▶ _What the task asks_
Nothing outside the lines from the one containing "Output the web" down to the one containing "const frameLeft = 7, frameH = 526;" belongs in the copy; print that span exactly, both ends included, with pictures removed.
## Begin Input records
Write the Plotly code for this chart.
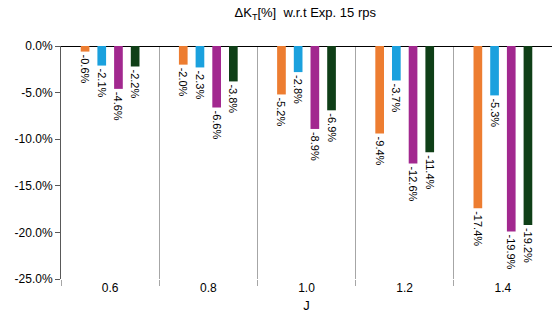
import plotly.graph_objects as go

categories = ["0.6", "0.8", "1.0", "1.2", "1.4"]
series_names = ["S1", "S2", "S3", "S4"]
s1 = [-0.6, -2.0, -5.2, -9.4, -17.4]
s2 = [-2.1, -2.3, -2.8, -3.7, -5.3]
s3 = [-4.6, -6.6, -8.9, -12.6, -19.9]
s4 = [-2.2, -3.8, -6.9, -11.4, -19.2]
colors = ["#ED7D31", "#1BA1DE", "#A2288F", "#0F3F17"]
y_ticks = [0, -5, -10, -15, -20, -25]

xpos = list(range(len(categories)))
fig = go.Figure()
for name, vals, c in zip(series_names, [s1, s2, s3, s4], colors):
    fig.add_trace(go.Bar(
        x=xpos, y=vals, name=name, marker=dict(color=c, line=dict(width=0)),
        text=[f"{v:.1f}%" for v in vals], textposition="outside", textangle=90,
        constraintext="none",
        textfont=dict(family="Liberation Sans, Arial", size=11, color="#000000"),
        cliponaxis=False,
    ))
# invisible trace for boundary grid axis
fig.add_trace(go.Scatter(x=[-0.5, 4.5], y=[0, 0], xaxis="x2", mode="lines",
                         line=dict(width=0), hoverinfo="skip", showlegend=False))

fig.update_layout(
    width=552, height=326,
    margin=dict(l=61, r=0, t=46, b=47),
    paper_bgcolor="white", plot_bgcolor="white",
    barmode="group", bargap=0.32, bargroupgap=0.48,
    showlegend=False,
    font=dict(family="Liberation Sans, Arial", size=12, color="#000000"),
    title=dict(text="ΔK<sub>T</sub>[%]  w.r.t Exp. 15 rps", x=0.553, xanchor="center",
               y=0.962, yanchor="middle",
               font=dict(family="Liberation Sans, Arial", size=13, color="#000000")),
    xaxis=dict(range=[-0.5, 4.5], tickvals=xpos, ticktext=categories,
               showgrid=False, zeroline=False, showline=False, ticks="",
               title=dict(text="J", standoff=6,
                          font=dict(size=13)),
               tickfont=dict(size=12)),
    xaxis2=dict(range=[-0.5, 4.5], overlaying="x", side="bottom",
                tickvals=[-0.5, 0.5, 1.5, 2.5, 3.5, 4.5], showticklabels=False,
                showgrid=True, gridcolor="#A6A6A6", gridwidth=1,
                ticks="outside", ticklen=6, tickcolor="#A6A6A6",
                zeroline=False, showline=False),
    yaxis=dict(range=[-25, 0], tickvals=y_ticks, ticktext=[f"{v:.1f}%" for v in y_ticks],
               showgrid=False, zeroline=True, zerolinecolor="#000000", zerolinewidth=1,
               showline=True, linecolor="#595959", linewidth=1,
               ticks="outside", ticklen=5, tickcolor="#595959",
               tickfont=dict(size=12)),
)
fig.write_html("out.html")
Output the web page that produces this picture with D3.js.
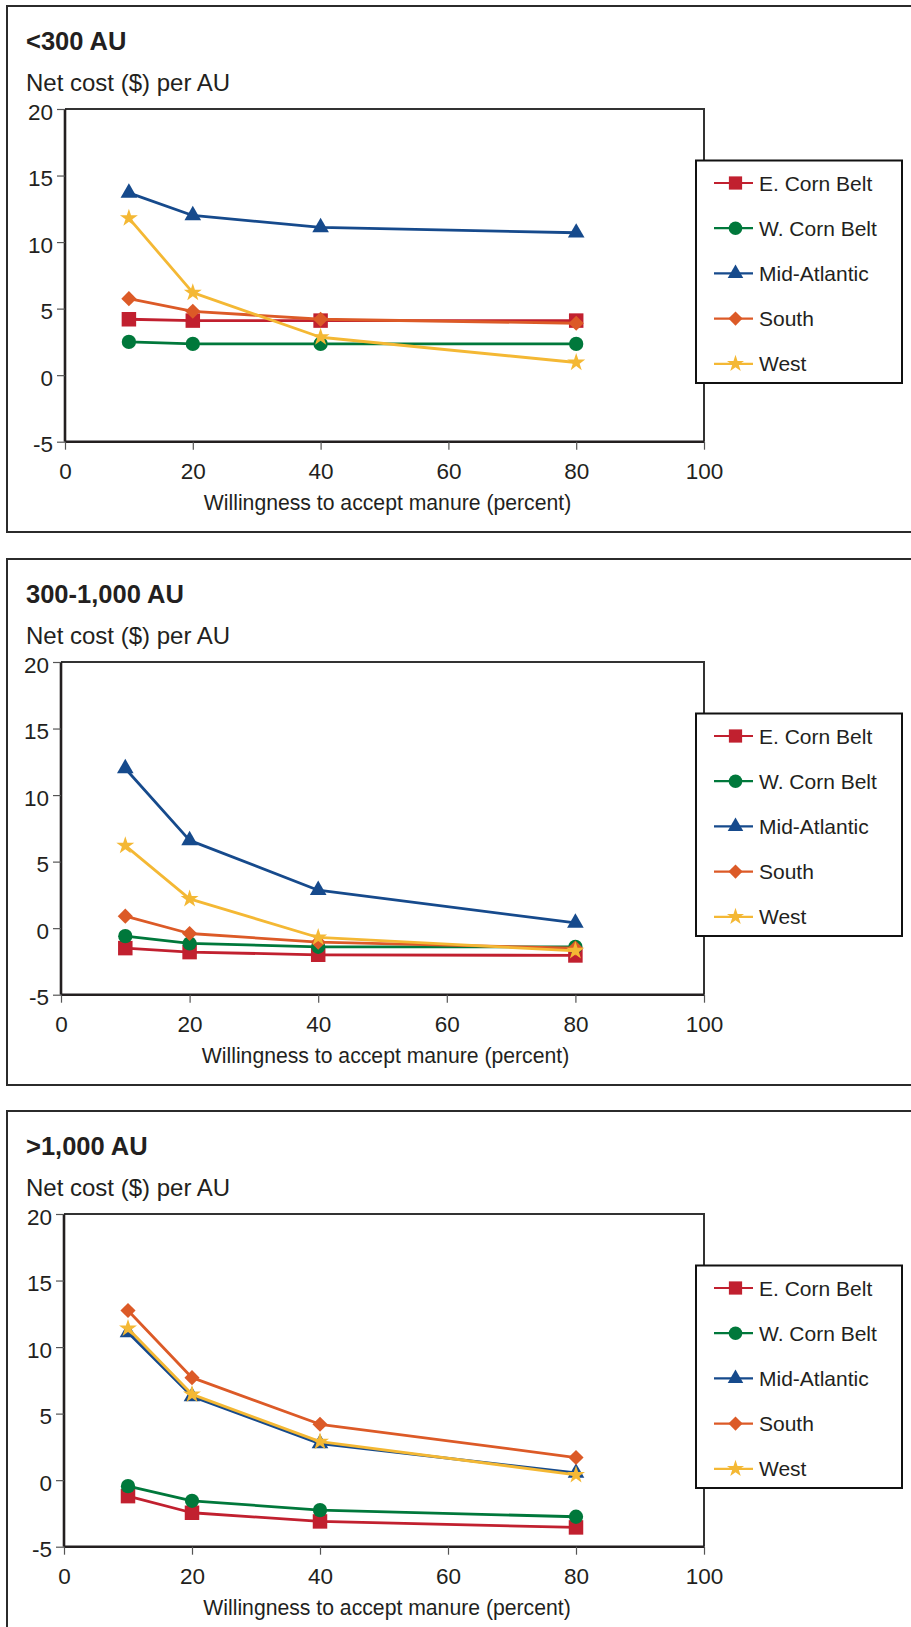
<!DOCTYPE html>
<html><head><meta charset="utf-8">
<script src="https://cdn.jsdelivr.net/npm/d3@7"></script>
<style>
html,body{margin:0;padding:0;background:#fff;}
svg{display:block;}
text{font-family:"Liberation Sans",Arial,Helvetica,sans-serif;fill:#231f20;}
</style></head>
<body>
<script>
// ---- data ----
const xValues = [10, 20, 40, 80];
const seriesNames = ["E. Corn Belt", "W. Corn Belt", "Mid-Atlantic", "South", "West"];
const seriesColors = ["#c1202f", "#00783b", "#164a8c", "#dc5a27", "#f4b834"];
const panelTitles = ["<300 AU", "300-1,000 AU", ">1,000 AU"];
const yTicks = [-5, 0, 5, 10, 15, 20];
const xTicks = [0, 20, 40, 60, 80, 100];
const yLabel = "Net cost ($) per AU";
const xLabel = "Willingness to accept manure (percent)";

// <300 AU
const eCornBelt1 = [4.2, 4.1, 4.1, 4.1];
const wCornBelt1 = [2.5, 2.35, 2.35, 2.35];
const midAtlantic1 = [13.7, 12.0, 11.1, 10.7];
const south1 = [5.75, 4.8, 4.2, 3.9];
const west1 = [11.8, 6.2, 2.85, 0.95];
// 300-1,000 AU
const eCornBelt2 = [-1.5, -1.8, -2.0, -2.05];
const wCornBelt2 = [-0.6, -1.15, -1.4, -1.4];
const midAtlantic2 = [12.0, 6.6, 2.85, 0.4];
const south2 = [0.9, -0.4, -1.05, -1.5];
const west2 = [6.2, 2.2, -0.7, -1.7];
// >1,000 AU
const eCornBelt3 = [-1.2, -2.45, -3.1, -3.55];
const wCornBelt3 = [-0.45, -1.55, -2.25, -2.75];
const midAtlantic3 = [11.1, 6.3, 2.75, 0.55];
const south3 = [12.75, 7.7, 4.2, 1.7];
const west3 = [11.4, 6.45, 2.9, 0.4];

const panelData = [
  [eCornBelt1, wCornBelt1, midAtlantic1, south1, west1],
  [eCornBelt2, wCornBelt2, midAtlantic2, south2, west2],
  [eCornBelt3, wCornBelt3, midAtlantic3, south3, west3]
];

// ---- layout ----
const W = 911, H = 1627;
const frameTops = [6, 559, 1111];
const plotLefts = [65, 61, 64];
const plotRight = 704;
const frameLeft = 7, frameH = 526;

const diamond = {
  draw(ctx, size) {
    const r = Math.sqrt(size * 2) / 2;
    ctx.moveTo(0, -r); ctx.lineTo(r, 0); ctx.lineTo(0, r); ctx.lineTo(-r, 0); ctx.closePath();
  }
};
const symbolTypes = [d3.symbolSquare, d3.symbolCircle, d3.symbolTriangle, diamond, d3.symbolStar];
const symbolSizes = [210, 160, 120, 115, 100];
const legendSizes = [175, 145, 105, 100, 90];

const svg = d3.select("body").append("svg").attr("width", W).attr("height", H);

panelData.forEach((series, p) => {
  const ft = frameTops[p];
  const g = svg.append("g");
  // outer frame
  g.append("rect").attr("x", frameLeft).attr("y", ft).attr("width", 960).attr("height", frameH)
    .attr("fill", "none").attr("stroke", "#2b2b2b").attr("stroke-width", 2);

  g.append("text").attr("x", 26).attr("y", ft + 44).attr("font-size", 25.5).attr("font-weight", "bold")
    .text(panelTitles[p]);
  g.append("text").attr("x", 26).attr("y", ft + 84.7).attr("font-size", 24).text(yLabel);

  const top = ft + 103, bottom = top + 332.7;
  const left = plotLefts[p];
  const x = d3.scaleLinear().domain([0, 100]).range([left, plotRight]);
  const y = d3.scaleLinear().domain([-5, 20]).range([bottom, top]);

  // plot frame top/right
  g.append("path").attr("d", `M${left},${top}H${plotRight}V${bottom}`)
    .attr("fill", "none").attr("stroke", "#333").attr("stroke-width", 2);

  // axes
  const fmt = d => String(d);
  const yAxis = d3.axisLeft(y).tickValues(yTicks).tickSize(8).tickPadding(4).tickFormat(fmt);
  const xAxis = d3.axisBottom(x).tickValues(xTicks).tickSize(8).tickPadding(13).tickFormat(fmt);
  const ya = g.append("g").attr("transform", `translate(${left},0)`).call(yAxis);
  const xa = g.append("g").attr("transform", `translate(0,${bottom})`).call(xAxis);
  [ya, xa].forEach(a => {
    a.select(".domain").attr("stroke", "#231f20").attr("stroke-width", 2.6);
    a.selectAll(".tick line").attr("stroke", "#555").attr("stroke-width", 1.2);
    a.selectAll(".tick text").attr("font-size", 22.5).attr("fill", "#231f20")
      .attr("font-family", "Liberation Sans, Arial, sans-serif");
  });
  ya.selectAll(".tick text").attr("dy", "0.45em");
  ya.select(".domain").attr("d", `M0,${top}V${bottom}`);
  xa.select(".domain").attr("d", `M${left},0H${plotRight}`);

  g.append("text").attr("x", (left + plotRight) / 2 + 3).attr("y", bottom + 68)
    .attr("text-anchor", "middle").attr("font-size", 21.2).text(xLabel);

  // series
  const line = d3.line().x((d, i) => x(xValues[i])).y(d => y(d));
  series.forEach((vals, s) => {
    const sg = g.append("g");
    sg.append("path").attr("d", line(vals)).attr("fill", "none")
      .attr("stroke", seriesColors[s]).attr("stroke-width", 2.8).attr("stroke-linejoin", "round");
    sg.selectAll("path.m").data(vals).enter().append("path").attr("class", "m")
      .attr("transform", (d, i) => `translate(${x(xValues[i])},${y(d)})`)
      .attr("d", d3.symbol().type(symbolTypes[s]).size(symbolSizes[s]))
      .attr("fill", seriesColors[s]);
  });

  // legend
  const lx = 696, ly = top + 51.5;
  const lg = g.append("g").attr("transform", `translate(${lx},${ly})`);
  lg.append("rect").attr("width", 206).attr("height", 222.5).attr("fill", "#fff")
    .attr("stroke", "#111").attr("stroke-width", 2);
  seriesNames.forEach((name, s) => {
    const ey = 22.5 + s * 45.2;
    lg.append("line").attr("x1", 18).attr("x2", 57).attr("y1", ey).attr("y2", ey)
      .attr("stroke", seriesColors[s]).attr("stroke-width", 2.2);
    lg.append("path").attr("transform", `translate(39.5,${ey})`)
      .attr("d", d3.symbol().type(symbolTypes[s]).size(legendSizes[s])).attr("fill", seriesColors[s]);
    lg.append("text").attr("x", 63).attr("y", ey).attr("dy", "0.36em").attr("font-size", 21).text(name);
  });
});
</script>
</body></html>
## End Input records
▶ _Task response_
Output the web page that produces this picture with D3.js.
<!DOCTYPE html>
<html><head><meta charset="utf-8">
<script src="https://cdn.jsdelivr.net/npm/d3@7"></script>
<style>
html,body{margin:0;padding:0;background:#fff;}
svg{display:block;}
text{font-family:"Liberation Sans",Arial,Helvetica,sans-serif;fill:#231f20;}
</style></head>
<body>
<script>
// ---- data ----
const xValues = [10, 20, 40, 80];
const seriesNames = ["E. Corn Belt", "W. Corn Belt", "Mid-Atlantic", "South", "West"];
const seriesColors = ["#c1202f", "#00783b", "#164a8c", "#dc5a27", "#f4b834"];
const panelTitles = ["<300 AU", "300-1,000 AU", ">1,000 AU"];
const yTicks = [-5, 0, 5, 10, 15, 20];
const xTicks = [0, 20, 40, 60, 80, 100];
const yLabel = "Net cost ($) per AU";
const xLabel = "Willingness to accept manure (percent)";

// <300 AU
const eCornBelt1 = [4.2, 4.1, 4.1, 4.1];
const wCornBelt1 = [2.5, 2.35, 2.35, 2.35];
const midAtlantic1 = [13.7, 12.0, 11.1, 10.7];
const south1 = [5.75, 4.8, 4.2, 3.9];
const west1 = [11.8, 6.2, 2.85, 0.95];
// 300-1,000 AU
const eCornBelt2 = [-1.5, -1.8, -2.0, -2.05];
const wCornBelt2 = [-0.6, -1.15, -1.4, -1.4];
const midAtlantic2 = [12.0, 6.6, 2.85, 0.4];
const south2 = [0.9, -0.4, -1.05, -1.5];
const west2 = [6.2, 2.2, -0.7, -1.7];
// >1,000 AU
const eCornBelt3 = [-1.2, -2.45, -3.1, -3.55];
const wCornBelt3 = [-0.45, -1.55, -2.25, -2.75];
const midAtlantic3 = [11.1, 6.3, 2.75, 0.55];
const south3 = [12.75, 7.7, 4.2, 1.7];
const west3 = [11.4, 6.45, 2.9, 0.4];

const panelData = [
  [eCornBelt1, wCornBelt1, midAtlantic1, south1, west1],
  [eCornBelt2, wCornBelt2, midAtlantic2, south2, west2],
  [eCornBelt3, wCornBelt3, midAtlantic3, south3, west3]
];

// ---- layout ----
const W = 911, H = 1627;
const frameTops = [6, 559, 1111];
const plotLefts = [65, 61, 64];
const plotRight = 704;
const frameLeft = 7, frameH = 526;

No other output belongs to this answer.